## [MATERIAL PROVIDED]
********************

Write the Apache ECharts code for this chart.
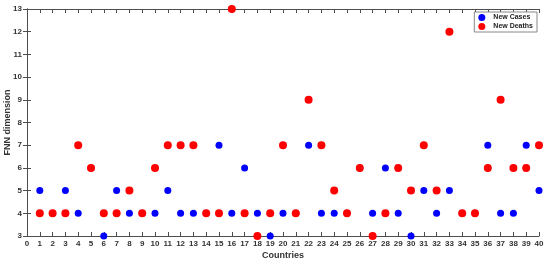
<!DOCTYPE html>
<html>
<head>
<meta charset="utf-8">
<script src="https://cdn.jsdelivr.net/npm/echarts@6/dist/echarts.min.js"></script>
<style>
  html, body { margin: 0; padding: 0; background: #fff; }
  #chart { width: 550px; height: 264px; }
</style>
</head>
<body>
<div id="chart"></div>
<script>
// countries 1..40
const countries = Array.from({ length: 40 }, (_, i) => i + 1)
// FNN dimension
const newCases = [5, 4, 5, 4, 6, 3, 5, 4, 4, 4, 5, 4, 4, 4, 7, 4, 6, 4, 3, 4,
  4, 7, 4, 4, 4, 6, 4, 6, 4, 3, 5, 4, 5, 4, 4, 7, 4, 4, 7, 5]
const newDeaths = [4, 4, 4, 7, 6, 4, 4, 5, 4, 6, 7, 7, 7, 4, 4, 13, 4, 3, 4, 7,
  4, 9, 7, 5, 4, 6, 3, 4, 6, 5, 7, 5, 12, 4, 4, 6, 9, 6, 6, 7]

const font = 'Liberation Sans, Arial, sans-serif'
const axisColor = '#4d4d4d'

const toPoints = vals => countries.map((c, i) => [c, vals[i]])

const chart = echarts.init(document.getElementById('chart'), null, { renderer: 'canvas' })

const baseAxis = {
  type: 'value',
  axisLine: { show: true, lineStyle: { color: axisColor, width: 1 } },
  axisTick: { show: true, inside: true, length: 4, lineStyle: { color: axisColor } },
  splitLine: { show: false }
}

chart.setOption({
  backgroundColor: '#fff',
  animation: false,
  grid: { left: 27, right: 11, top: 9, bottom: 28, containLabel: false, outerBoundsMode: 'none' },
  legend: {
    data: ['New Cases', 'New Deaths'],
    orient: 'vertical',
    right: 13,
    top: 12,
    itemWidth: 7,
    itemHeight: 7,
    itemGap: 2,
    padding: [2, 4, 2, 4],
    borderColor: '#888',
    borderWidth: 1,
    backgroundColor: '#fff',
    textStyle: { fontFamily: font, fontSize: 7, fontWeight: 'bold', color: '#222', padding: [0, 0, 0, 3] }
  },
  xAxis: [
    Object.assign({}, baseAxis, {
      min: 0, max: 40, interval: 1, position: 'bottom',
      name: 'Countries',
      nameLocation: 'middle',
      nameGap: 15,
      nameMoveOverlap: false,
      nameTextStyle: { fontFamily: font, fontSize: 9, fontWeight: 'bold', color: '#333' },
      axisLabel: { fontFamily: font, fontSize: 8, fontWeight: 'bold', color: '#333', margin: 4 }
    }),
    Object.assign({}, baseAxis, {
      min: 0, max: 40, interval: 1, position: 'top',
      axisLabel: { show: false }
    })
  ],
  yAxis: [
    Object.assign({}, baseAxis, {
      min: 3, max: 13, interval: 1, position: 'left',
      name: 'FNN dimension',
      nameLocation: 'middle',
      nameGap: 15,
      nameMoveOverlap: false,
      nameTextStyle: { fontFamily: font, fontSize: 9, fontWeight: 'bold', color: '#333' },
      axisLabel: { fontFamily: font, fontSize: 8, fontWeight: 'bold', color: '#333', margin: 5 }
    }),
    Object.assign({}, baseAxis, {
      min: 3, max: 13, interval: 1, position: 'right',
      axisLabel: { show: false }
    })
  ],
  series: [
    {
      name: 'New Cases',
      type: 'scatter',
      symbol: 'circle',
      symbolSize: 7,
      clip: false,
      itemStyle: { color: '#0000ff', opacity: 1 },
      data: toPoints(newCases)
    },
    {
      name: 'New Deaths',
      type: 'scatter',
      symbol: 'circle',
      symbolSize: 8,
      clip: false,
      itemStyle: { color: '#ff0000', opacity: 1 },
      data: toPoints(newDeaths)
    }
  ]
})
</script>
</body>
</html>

********************

Print the listing above in full, exactly as written. Omit any pictures.

## [WRITTEN RESPONSE]
Write the Apache ECharts code for this chart.
<!DOCTYPE html>
<html>
<head>
<meta charset="utf-8">
<script src="https://cdn.jsdelivr.net/npm/echarts@6/dist/echarts.min.js"></script>
<style>
  html, body { margin: 0; padding: 0; background: #fff; }
  #chart { width: 550px; height: 264px; }
</style>
</head>
<body>
<div id="chart"></div>
<script>
// countries 1..40
const countries = Array.from({ length: 40 }, (_, i) => i + 1)
// FNN dimension
const newCases = [5, 4, 5, 4, 6, 3, 5, 4, 4, 4, 5, 4, 4, 4, 7, 4, 6, 4, 3, 4,
  4, 7, 4, 4, 4, 6, 4, 6, 4, 3, 5, 4, 5, 4, 4, 7, 4, 4, 7, 5]
const newDeaths = [4, 4, 4, 7, 6, 4, 4, 5, 4, 6, 7, 7, 7, 4, 4, 13, 4, 3, 4, 7,
  4, 9, 7, 5, 4, 6, 3, 4, 6, 5, 7, 5, 12, 4, 4, 6, 9, 6, 6, 7]

const font = 'Liberation Sans, Arial, sans-serif'
const axisColor = '#4d4d4d'

const toPoints = vals => countries.map((c, i) => [c, vals[i]])

const chart = echarts.init(document.getElementById('chart'), null, { renderer: 'canvas' })

const baseAxis = {
  type: 'value',
  axisLine: { show: true, lineStyle: { color: axisColor, width: 1 } },
  axisTick: { show: true, inside: true, length: 4, lineStyle: { color: axisColor } },
  splitLine: { show: false }
}

chart.setOption({
  backgroundColor: '#fff',
  animation: false,
  grid: { left: 27, right: 11, top: 9, bottom: 28, containLabel: false, outerBoundsMode: 'none' },
  legend: {
    data: ['New Cases', 'New Deaths'],
    orient: 'vertical',
    right: 13,
    top: 12,
    itemWidth: 7,
    itemHeight: 7,
    itemGap: 2,
    padding: [2, 4, 2, 4],
    borderColor: '#888',
    borderWidth: 1,
    backgroundColor: '#fff',
    textStyle: { fontFamily: font, fontSize: 7, fontWeight: 'bold', color: '#222', padding: [0, 0, 0, 3] }
  },
  xAxis: [
    Object.assign({}, baseAxis, {
      min: 0, max: 40, interval: 1, position: 'bottom',
      name: 'Countries',
      nameLocation: 'middle',
      nameGap: 15,
      nameMoveOverlap: false,
      nameTextStyle: { fontFamily: font, fontSize: 9, fontWeight: 'bold', color: '#333' },
      axisLabel: { fontFamily: font, fontSize: 8, fontWeight: 'bold', color: '#333', margin: 4 }
    }),
    Object.assign({}, baseAxis, {
      min: 0, max: 40, interval: 1, position: 'top',
      axisLabel: { show: false }
    })
  ],
  yAxis: [
    Object.assign({}, baseAxis, {
      min: 3, max: 13, interval: 1, position: 'left',
      name: 'FNN dimension',
      nameLocation: 'middle',
      nameGap: 15,
      nameMoveOverlap: false,
      nameTextStyle: { fontFamily: font, fontSize: 9, fontWeight: 'bold', color: '#333' },
      axisLabel: { fontFamily: font, fontSize: 8, fontWeight: 'bold', color: '#333', margin: 5 }
    }),
    Object.assign({}, baseAxis, {
      min: 3, max: 13, interval: 1, position: 'right',
      axisLabel: { show: false }
    })
  ],
  series: [
    {
      name: 'New Cases',
      type: 'scatter',
      symbol: 'circle',
      symbolSize: 7,
      clip: false,
      itemStyle: { color: '#0000ff', opacity: 1 },
      data: toPoints(newCases)
    },
    {
      name: 'New Deaths',
      type: 'scatter',
      symbol: 'circle',
      symbolSize: 8,
      clip: false,
      itemStyle: { color: '#ff0000', opacity: 1 },
      data: toPoints(newDeaths)
    }
  ]
})
</script>
</body>
</html>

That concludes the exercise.